Mary Zboray’s latest essays co-authored with Ronald Zboray in book editions include: “Women Thinking: The International Popular Lecture and its Audience in Antebellum New England,” in The Cosmopolitan Lyceum: Lecture Culture and the Globe in Nineteenth-Century America, ed. Tom F. Wright (Amherst: University of Massachusetts Press, 2013), 42-66; “The Bonds of Print: Reading on Homefront and Battlefield” in Massachusetts and the Civil War: The Commonwealth and National Disunionin , ed. Matthew Mason, Katheryn P. Viens, and Conrad Edick Wright (Amherst: University of Massachusetts Press, 2015), 195-223; “‘My Solitary Habit’: Reading and Emergent Youth Subcultures in Civil War America,” in Lost Histories of Youth Culture, ed. Christine Feldman Barrett (New York: Peter Lang, 2015), 17-34; “Beyond the Market and the City: The Informal Dissemination of Reading Materials during the American Civil War” in Print Culture Histories Beyond the Metropolis, ed. James Connolly, Patrick Collier, Frank Felsenstein, Kenneth Hall, and Robert Hall (Toronto: University of Toronto Press, 2016), 123-149; “The Portable Lyceum in the Civil War,” in Thinking Together: Lecturing, Learning, and Difference in the Long Nineteenth Century, ed. Angela G. Ray and Paul Stob for the Rhetoric and Public Deliberation Book Series (University Park: Penn State Press, 2018), 23-40, 206-12; “Saved by a Testament: Books as Shields among Union and Confederate Soldiers,” in War Matters: Material Culture in the Civil War Era, ed. Joan E. Cashin (Chapel Hill: University of North Carolina Press, 2018), 75-98; “Between Hamburg and Boston: Frederick Gleason and the Rise of Serial Fiction in the United States,” Nineteenth-Century Serial Narrative in Transnational Perspective: Popular Culture, Serial Culture, ed. Daniel Stein and Lisanna Wiele (London: Palgrave Macmillan, 2019), 117-143.

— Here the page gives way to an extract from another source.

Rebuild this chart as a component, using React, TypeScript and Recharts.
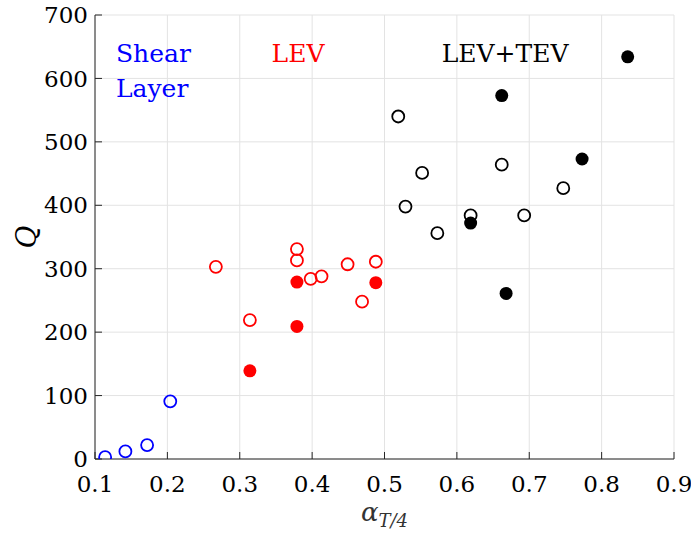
import {
  CartesianGrid,
  ReferenceDot,
  Scatter,
  ScatterChart,
  XAxis,
  YAxis,
} from 'recharts'

const xTicks = [0.1, 0.2, 0.3, 0.4, 0.5, 0.6, 0.7, 0.8, 0.9]
const yTicks = [0, 100, 200, 300, 400, 500, 600, 700]

const shearOpen = [
  { x: 0.114, y: 3 },
  { x: 0.142, y: 12 },
  { x: 0.172, y: 22 },
  { x: 0.204, y: 91 },
]

const levOpen = [
  { x: 0.267, y: 303 },
  { x: 0.314, y: 219 },
  { x: 0.379, y: 331 },
  { x: 0.379, y: 313 },
  { x: 0.398, y: 284 },
  { x: 0.413, y: 288 },
  { x: 0.449, y: 307 },
  { x: 0.469, y: 248 },
  { x: 0.488, y: 311 },
]

const levFilled = [
  { x: 0.314, y: 139 },
  { x: 0.379, y: 279 },
  { x: 0.379, y: 209 },
  { x: 0.488, y: 278 },
]

const tevOpen = [
  { x: 0.519, y: 540 },
  { x: 0.552, y: 451 },
  { x: 0.529, y: 398 },
  { x: 0.573, y: 356 },
  { x: 0.662, y: 464 },
  { x: 0.619, y: 384 },
  { x: 0.693, y: 384 },
  { x: 0.747, y: 427 },
]

const tevFilled = [
  { x: 0.662, y: 573 },
  { x: 0.773, y: 473 },
  { x: 0.836, y: 634 },
  { x: 0.619, y: 372 },
  { x: 0.668, y: 261 },
]

const labels = [
  { x: 0.129, y: 640, text: 'Shear', color: '#0000ff' },
  { x: 0.129, y: 585, text: 'Layer', color: '#0000ff' },
  { x: 0.344, y: 640, text: 'LEV', color: '#ff0000' },
  { x: 0.579, y: 640, text: 'LEV+TEV', color: '#000000' },
]

const FONT = "'DejaVu Serif', serif"
const AXIS = '#262626'

const marker = (color: string, filled: boolean) => (props: any) => (
  <circle
    cx={props.cx}
    cy={props.cy}
    r={filled ? 6.5 : 6}
    fill={filled ? color : 'none'}
    stroke={color}
    strokeWidth={filled ? 0 : 1.8}
  />
)

const tickStyle = { fontFamily: FONT, fontSize: 23, fill: '#000' }

export default function App() {
  return (
    <div
      style={{
        position: 'absolute',
        left: 0,
        top: 0,
        background: '#fff',
        fontFamily: FONT,
      }}
    >
      <ScatterChart
        width={691}
        height={536}
        margin={{ top: 15, right: 17, bottom: 17, left: 15 }}
        style={{ fontFamily: FONT }}
      >
        <CartesianGrid stroke="#e3e3e3" strokeWidth={1} />
        <XAxis
          type="number"
          dataKey="x"
          domain={[0.1, 0.9]}
          ticks={xTicks}
          allowDataOverflow
          tickFormatter={(v: number) => v.toFixed(1)}
          height={60}
          stroke={AXIS}
          tickSize={-7}
          tickMargin={24}
          tick={tickStyle}
          label={{
            content: ({ viewBox }: any) => (
              <text
                x={viewBox.x + viewBox.width / 2}
                y={viewBox.y + 62}
                textAnchor="middle"
                style={{ fontFamily: FONT, fontStyle: 'italic' }}
                fill="#333"
              >
                <tspan fontSize={26}>α</tspan>
                <tspan fontSize={18} dy={6}>T/4</tspan>
              </text>
            ),
          }}
        />
        <XAxis
          xAxisId="top"
          orientation="top"
          type="number"
          domain={[0.1, 0.9]}
          ticks={xTicks}
          height={0}
          stroke={AXIS}
          tickSize={-7}
          tick={false}
        />
        <YAxis
          type="number"
          dataKey="y"
          domain={[0, 700]}
          ticks={yTicks}
          allowDataOverflow
          width={80}
          stroke={AXIS}
          tickSize={-7}
          tickMargin={14}
          tick={tickStyle}
          label={{
            content: ({ viewBox }: any) => (
              <text
                x={viewBox.x + 11}
                y={viewBox.y + viewBox.height / 2}
                textAnchor="middle"
                dominantBaseline="central"
                transform={`rotate(-90 ${viewBox.x + 11} ${viewBox.y + viewBox.height / 2})`}
                style={{ fontFamily: FONT, fontStyle: 'italic' }}
                fontSize={28}
                fill="#000"
              >
                Q
              </text>
            ),
          }}
        />
        <YAxis
          yAxisId="right"
          orientation="right"
          type="number"
          domain={[0, 700]}
          ticks={yTicks}
          width={0}
          stroke={AXIS}
          tickSize={-7}
          tick={false}
        />
        <Scatter data={shearOpen} shape={marker('#0000ff', false)} isAnimationActive={false} />
        <Scatter data={levOpen} shape={marker('#ff0000', false)} isAnimationActive={false} />
        <Scatter data={levFilled} shape={marker('#ff0000', true)} isAnimationActive={false} />
        <Scatter data={tevOpen} shape={marker('#000000', false)} isAnimationActive={false} />
        <Scatter data={tevFilled} shape={marker('#000000', true)} isAnimationActive={false} />
        {labels.map((l) => (
          <ReferenceDot
            key={l.text + l.y}
            x={l.x}
            y={l.y}
            r={0}
            fill="none"
            stroke="none"
            label={{
              value: l.text,
              position: 'right',
              offset: 0,
              fill: l.color,
              fontFamily: FONT,
              fontSize: 25,
            }}
          />
        ))}
      </ScatterChart>
    </div>
  )
}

Mary Zboray has just completed a book-length manuscript with Ronald Zboray entitled “Armless Entertainers in Early America.” A contribution to disability studies and performance history, the book explores the careers of twenty Black, White, and Hispanic American performers “born without arms” who lived between 1789 and 1865. It argues that these often highly skilled performers who developed well-articulated multi-routine acts, generally without the encumbrance of an agent or manager, challenged common assumptions about manual dexterity as definitional to humankind. In augmenting the prevailing social constructionist approach to studying such performers as part of the development of American “freak shows,” this book manuscript’s biographical perspective treats each subject as an agentic individual with unique talents, abilities, and ambitions, who took his or her own pathway to a stage career. In their independence, inventiveness, and bill-headlining, early armless performers fundamentally differed from so-called armless wonders of a later era who were slotted as standardized product types into circus sideshows and dime museum curio halls.

Mary Zboray is also completing a book-length project with Ronald Zboray entitled “The Bullet in the Book: Volumes that Saved Civil War Soldiers’ Lives.” It is an investigation into the many books and pamphlets—bibles, the Emancipation Proclamation, law books, pocket diaries—that soldiers placed in their pockets or knapsacks before heading out to battle, in the hopes that the print matter would take bullets for them.